Insights

Impact of stricter ESG disclosure mandates under Corporate Sustainability Reporting Directive (CSRD)

August 2025

The European Union’s CSRD will require EU-listed companies to include detailed ESG transition plans in annual reporting from 1 January 2026, introducing more prescriptive reporting standards than its predecessor, the Non-Financial Reporting Directive (NFRD).

Why CSRD is necessary

The NFRD applied to a relatively narrow set of companies and did not mandate standardised disclosure. In the face of heightened investor scrutiny and increasing global focus on climate risks and social concerns, patchy ESG reporting is no longer acceptable. CSRD requires standardised and far more detailed reporting, and aligns with the Paris Agreement. In our view, it should bridge the gaps left by the NFRD.

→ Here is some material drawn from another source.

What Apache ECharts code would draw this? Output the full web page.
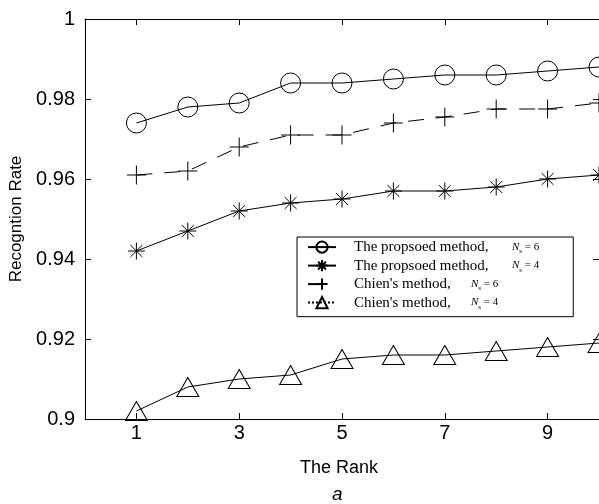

Phased implementation has started and will include all EU companies by 2029

Implementation of CSRD started with public-interest companies in 2024. It will be introduced over a number of years, with defined deadlines/targets and full compliance by all EU companies required by 2029.

CSRD introduces double materiality disclosure – a key differentiator

Dual-lens reporting is a paradigm shift in ESG reporting, embedding sustainability into strategic business considerations. CSRD requires organisations to report on how they (and their value chains) impact sustainability, and how they in turn are impacted. This requires a better understanding of the underlying business.

Practical aspects of adopting the CSRD

CSRD’s stricter, standardised and double-materiality reporting requirements imply – in our interpretation – the need for structured and active board oversight of sustainability and integration into corporate strategy. Addressing sustainability issues must become part of everyday business. For some companies, this may require a substantial investment in the specialist skills and technology needed to track key metrics, from emissions to social impact.

Conclusion

CSRD is more than a directive. It reflects a shift in the way society expects businesses to operate. Profit, while still the main tenet of any investment decision, is no longer the only measure of success. Companies are now being assessed on their ability to create long-term value for all stakeholders. By mandating transparency and accountability, CSRD encourages companies to embed sustainability into their ethos.